Trump e sua administração têm sido criticados por usar linguagem com conotação racial. No ano passado, durante a investigação do ataque a tiros na boate Pulse, em Orlando, na Flórida, Trump criticou o ex-presidente Barack Obama por não se referir imediatamente aos atos do atirador Omar Mateen como “terrorismo radical islâmico”. Embora Mateen declarasse apoio ao grupo Estado Islâmico, sua motivação específica – e a contribuição que qualquer desordem de personalidade possa ter tido – nunca foi determinada.

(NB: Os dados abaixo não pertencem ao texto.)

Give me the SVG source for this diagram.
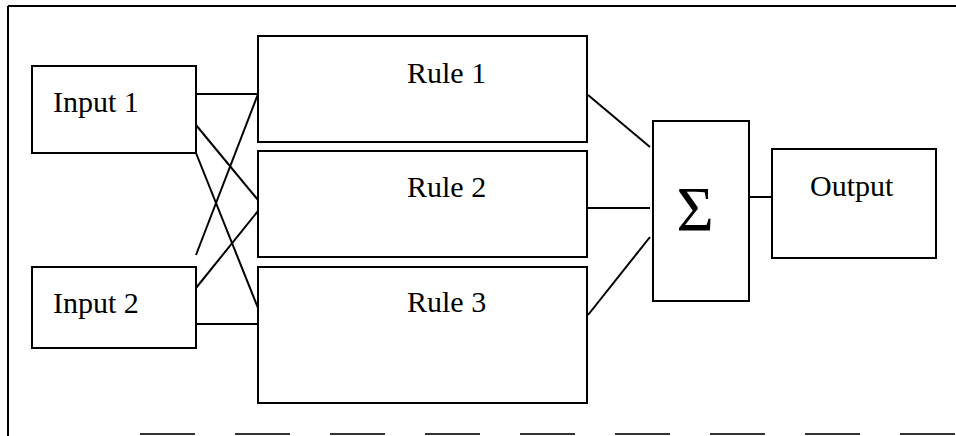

Omar Mateen, autor do ataque à boate Pulse, em Orlando, em foto não datada (Foto: Orlando Police Department via AP)

 

 

Obama foi impiedoso ao descrever o assassinato de nove fiéis em uma igreja da comunidade negra em Charleston, na Carolina do Sul, em 2015, por Dylann Roof, como “um ato de terror” e “um ato de ódio”.

Trump foi criticado em agosto por se recusar a condenar mais firmemente supremacistas brancos em Charlottesville, na Virginia, depois que um protesto contra a remoção de uma estátua do general confederado Robert E. Lee se tornou violento e um motorista matou atropelada uma contramanifestante. Em vez disse, o presidente disse que “muitos lados” eram responsáveis.

Wes Bellamy, vice-prefeito de Charlottesville, disse que o tom foi indubitavelmente diferente em Las Vegas. A solução para o padrão duplo, ele diz, é mais honestidade.

“O que transpirou em Las Vegas e o que aconteceu em Charlottesville foi terrorimo doméstico”, diz Bellamy. “Isso não tem cor. Temos que lidar com isso e chamar do que é, não importa quem seja o autor”.